Still, legal experts say it's hard to see how Jones violated anyone's copyright. The law does allow for "fair use" of copyrighted material, allowing someone to quote from a story in order to comment on it.

Wendy Seltzer, a fellow at Harvard University's Berkman Center for Internet and Society, say Jones' use of the P-G story "would very likely be fair use if he's simply showing the article and discussing it.

"Clearly in this instance he was commenting on an article that had already commented about him," Seltzer adds. "He can't very well comment on the story ... without using the original article. So this really doesn't seem like any sort of copyright violation."

Jones says this is the third time the channel has been accused of copyright infringement in the past 18 to 24 months, though he says all three accusations are false.

"I am sick and tired of their censorship," he says. While YouTube is "a privately held company," he says, "they hold themselves up as some bastion of freedom. It's not just me they're targeting: It's liberals, libertarians, fringe conservatives, white supremacists, black separatists. If it's honest, they pull it; if it's different, they pull it. Anything that promotes alternative thought is pulled."

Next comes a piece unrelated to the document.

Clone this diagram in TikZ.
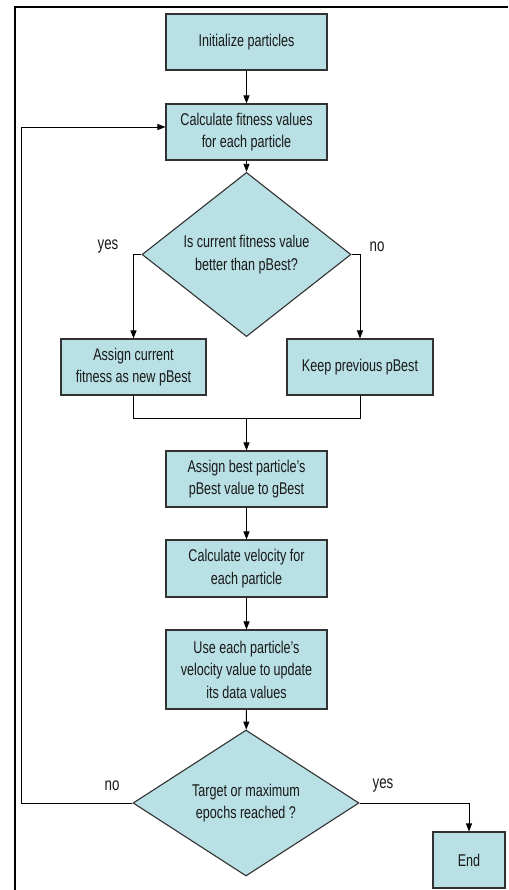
\documentclass[tikz,border=0pt]{standalone}
\usepackage{fontspec}
\setmainfont{Liberation Sans}[FakeStretch=0.74]
\usetikzlibrary{shapes.geometric,arrows.meta}
\definecolor{boxfill}{RGB}{185,224,228}
\definecolor{boxline}{RGB}{50,50,50}
\definecolor{txt}{RGB}{25,25,25}
\begin{document}
\begin{tikzpicture}[x=1pt,y=-1pt,
  stepbox/.style={draw=boxline,line width=1.1pt,fill=boxfill,rectangle,inner sep=0pt,
    align=center,text=txt,font=\fontsize{17}{22.5}\selectfont},
  decision/.style={draw=boxline,line width=1.1pt,fill=boxfill,diamond,inner sep=0pt,
    align=center,text=txt,font=\fontsize{17}{22.5}\selectfont},
  lbl/.style={font=\fontsize{18}{20}\selectfont,inner sep=0pt,text=txt},
  conn/.style={line width=0.9pt,-{Triangle[length=8pt,width=6pt]}},
  plain/.style={line width=0.9pt}]
\useasboundingbox (0,0) rectangle (508,890);
\fill[white] (0,0) rectangle (508,890);
% frame
\draw[line width=2.5pt] (15,890) -- (15,7) -- (508,7);

\node[stepbox,minimum width=161pt,minimum height=56pt] (b1) at (246.5,42) {Initialize particles};
\node[stepbox,minimum width=161pt,minimum height=56pt] (b2) at (246.5,132) {Calculate fitness values\\for each particle};
\node[decision,minimum width=209pt,minimum height=123pt] (d1) at (246.5,254.5) {Is current fitness value\\better than pBest?};
\node[stepbox,minimum width=145pt,minimum height=56pt] (b3) at (133.5,367) {Assign current\\fitness as new pBest};
\node[stepbox,minimum width=146pt,minimum height=56pt] (b4) at (360,367) {Keep previous pBest};
\node[stepbox,minimum width=161pt,minimum height=56pt] (b5) at (246.5,479) {Assign best particle's\\pBest value to gBest};
\node[stepbox,minimum width=161pt,minimum height=57pt] (b6) at (246.5,568.5) {Calculate velocity for\\each particle};
\node[stepbox,minimum width=161pt,minimum height=79pt] (b7) at (246.5,669.5) {Use each particle's\\velocity value to update\\its data values};
\node[decision,minimum width=226pt,minimum height=122pt] (d2) at (246,803) {Target or maximum\\epochs reached ?};
\node[stepbox,minimum width=72pt,minimum height=56pt] (e) at (469,860) {End};

\node[lbl] (yes1) at (108,247) {yes};
\node[lbl] (no1) at (377,247) {no};
\node[lbl] (no2) at (112,786) {no};
\node[lbl] (yes2) at (383,786) {yes};

\coordinate (m) at (246.5,418);
\coordinate (loopx) at (21,127);

\draw[conn] (b1) -- (b2);
\draw[conn] (b2) -- (d1);
\draw[conn] (d1.west) -| (b3.north);
\draw[conn] (d1.east) -| (b4.north);
\draw[plain] (b3.south) |- (m);
\draw[plain] (b4.south) |- (m);
\draw[conn] (m) -- (b5);
\draw[conn] (b5) -- (b6);
\draw[conn] (b6) -- (b7);
\draw[conn] (b7) -- (d2);
\draw[conn] (d2.west) -| (loopx) -- (b2.west |- loopx);
\draw[conn] (d2.east) -| (e.north);
\end{tikzpicture}
\end{document}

Indeed, while Roddy and Jones probably don't agree on much, both would like to see YouTube's action reversed.

"The default setting [at YouTube] seems to be if someone complains they take it down rather than looking at each individual case as it comes in," says Roddy. "The Internet is the new soapbox. And when you have that in the hands of a private entity that can become a problem.

"It's funny how our civil liberties will always fall before a buck."